A prior art air sampler device 5 is shown in FIGS. 1(a), (b), which is offered by Veltek Associates, Inc. The assembled air sampler device 5 includes a top plate 10 with holes 11 and a bottom plate 14. The top plate 10 has a flat section and an outer side. The flat section forms the top surface of the top plate 10 and extends substantially horizontally when in use. The openings pass through the flat section. The outer side extends downward to be substantially orthogonal to the flat section. The outer side has a single uniform thickness that extends the entire circumference of the top plate 10. The outer surfaces of the top plate 10 and the bottom plate 14 are flat and smooth. The bottom plate 14 is sized and shaped substantially the same as the top plate 10. Though the device 5 is shown as circular, other shapes may be used.
In operation, the top plate 10 is removed, a Petri dish is placed on the bottom plate 14, and the top plate 10 is replaced on the bottom plate 14. A vacuum tube is attached to the air port 22. Air is then sucked in through the holes 11 in the top plate 10, so that the air strikes a test medium contained in a Petri dish, which is inside the air sampler device 5 between the top plate 10 and the bottom plate 14. The air exits through the air port 22 and vacuum tube. At the end of the testing period, the top plate 10 is again taken off of the bottom plate 14, the Petri dish is removed, and the top plate 10 is replaced. The Petri dish can then be analyzed to determine the level of cleanliness of the clean room.
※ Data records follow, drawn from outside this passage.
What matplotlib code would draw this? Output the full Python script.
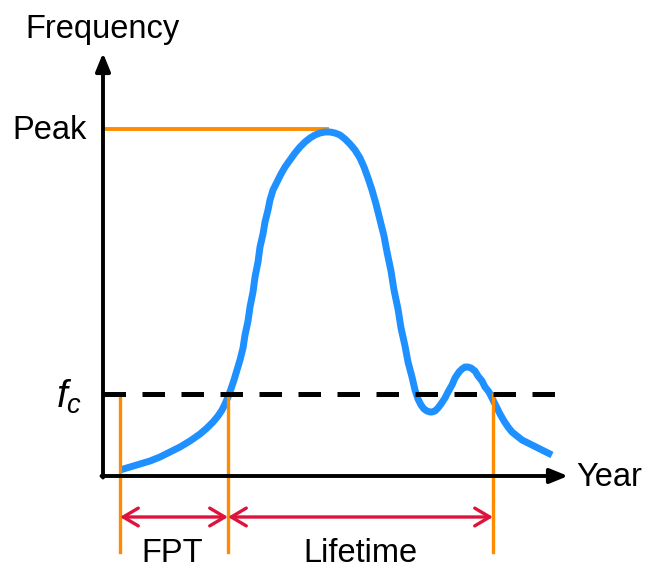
import matplotlib
matplotlib.use("Agg")
import matplotlib.pyplot as plt

# ------------------------------------------------------------
# Data (schematic in picture units)
# ------------------------------------------------------------
curve_x = [120, 130, 140, 150, 160, 170, 180, 190, 200, 207, 213, 218, 222,
           225, 228, 231, 234, 237, 240, 243, 245, 248, 250, 253, 255, 258,
           260, 263, 265, 268, 270, 273, 277, 281, 285, 290, 295, 300, 305,
           310, 315, 320, 325, 330, 335, 340, 345, 350, 355, 360, 364, 368,
           372, 376, 380, 384, 387, 391, 394, 398, 401, 405, 408, 412, 415,
           418, 421, 424, 427, 430, 432, 435, 438, 441, 445, 448, 452, 455,
           459, 462, 465, 468, 471, 475, 478, 482, 485, 489, 492, 496, 500,
           504, 508, 512, 517, 522, 528, 534, 540, 546, 552]
curve_y = [470, 467, 464, 461, 457, 452, 447, 441, 434, 428, 422, 416, 410,
           404, 397, 389, 380, 370, 360, 348, 335, 321, 307, 292, 277, 262,
           247, 234, 222, 210, 200, 190, 182, 174, 167, 160, 153, 147, 142,
           138, 135, 133, 132, 132, 133, 135, 139, 144, 150, 158, 167, 178,
           190, 204, 220, 236, 252, 271, 290, 309, 328, 346, 362, 377, 390,
           399, 405, 409, 411, 412, 412, 411, 408, 404, 398, 392, 385, 378,
           372, 369, 367, 367, 368, 371, 376, 381, 387, 392, 398, 406, 414,
           421, 427, 432, 436, 440, 443, 446, 449, 452, 455]

origin_x, origin_y = 103, 476
x_axis_end = 568
y_axis_end = 53
peak_y = 129
peak_x = 327
fc_y = 394
fc_end = 555
marks_x = [120, 228, 493]      # start, FPT end, lifetime end
marks_bottom = 552
span_y = 517

plt.rcParams["font.family"] = ["Liberation Sans", "DejaVu Sans"]
plt.rcParams["mathtext.fontset"] = "custom"
plt.rcParams["mathtext.it"] = "Liberation Sans:italic"
plt.rcParams["mathtext.rm"] = "Liberation Sans"

fig = plt.figure(figsize=(6.51, 5.72), dpi=100)
ax = fig.add_axes([0, 0, 1, 1])
ax.set_xlim(0, 651)
ax.set_ylim(572, 0)
ax.axis("off")

blue = "#1E90FF"
orange = "#FF8C00"
red = "#DC143C"

# ------------------------------------------------------------
# Axes with arrows
# ------------------------------------------------------------
axis_style = dict(arrowstyle="-|>,head_length=0.54,head_width=0.22",
                  lw=2.8, color="black", shrinkA=0, shrinkB=0,
                  mutation_scale=20)
ax.annotate("", xy=(x_axis_end, origin_y), xytext=(origin_x - 1.5, origin_y),
            arrowprops=axis_style, zorder=5)
ax.annotate("", xy=(origin_x, y_axis_end), xytext=(origin_x, origin_y + 1.5),
            arrowprops=axis_style, zorder=5)

# ------------------------------------------------------------
# Curve, peak line, threshold and markers
# ------------------------------------------------------------
ax.plot([origin_x, peak_x], [peak_y, peak_y], color=orange, lw=2.8, zorder=2)
ax.plot(curve_x, curve_y, color=blue, lw=5, solid_joinstyle="round",
        solid_capstyle="butt", zorder=3)

for mx in marks_x:
    ax.plot([mx, mx], [fc_y, marks_bottom], color=orange, lw=2.4, zorder=4)

ax.plot([origin_x, fc_end], [fc_y, fc_y], color="black", lw=3.6,
        dashes=(4.5, 3.3), zorder=6)

span_style = dict(arrowstyle="<->,head_length=0.54,head_width=0.32",
                  lw=2.4, color=red, shrinkA=0, shrinkB=0, mutation_scale=20)
ax.annotate("", xy=(marks_x[1], span_y), xytext=(marks_x[0], span_y),
            arrowprops=span_style, zorder=4)
ax.annotate("", xy=(marks_x[2], span_y), xytext=(marks_x[1], span_y),
            arrowprops=span_style, zorder=4)

# ------------------------------------------------------------
# Labels
# ------------------------------------------------------------
fs = 23.5
ax.text(102, 38, "Frequency", fontsize=fs, ha="center", va="baseline")
ax.text(50, 139, "Peak", fontsize=fs, ha="center", va="baseline")
ax.text(56, 408, "$f_c$", fontsize=28, ha="left", va="baseline")
ax.text(576, 486, "Year", fontsize=fs, ha="left", va="baseline")
ax.text(172, 562, "FPT", fontsize=fs, ha="center", va="baseline")
ax.text(360, 562, "Lifetime", fontsize=fs, ha="center", va="baseline")

plt.savefig("out.png", dpi=100)
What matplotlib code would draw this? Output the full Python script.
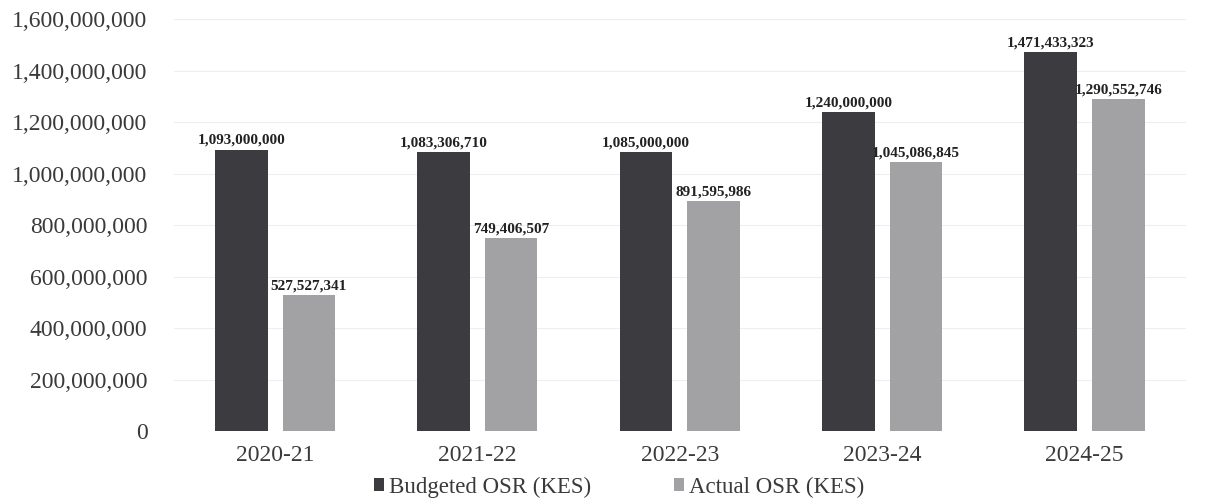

The entire device 5 is metal so that the device 5 can be sterilized by heat, steam, Vaporized Hydrogen Peroxide (VHP) or Ethylene Oxide (ETO). The Petri dish has a diameter of about 3.5 inches. The top plate 10 has an outer diameter of 4.5 inches. There are twelve holes 11 positioned within about a circular area having a 3 inch diameter, and each hole 11 has a diameter of about 0.5 inches.
However, the sides of the top plate 10 are smooth and the top plate 10 is relatively heavy, specifically, 1 pound, 4.2 ounces. Consequently, the top plate 10 can be difficult to grasp by a person inside the clean room who is wearing gloves.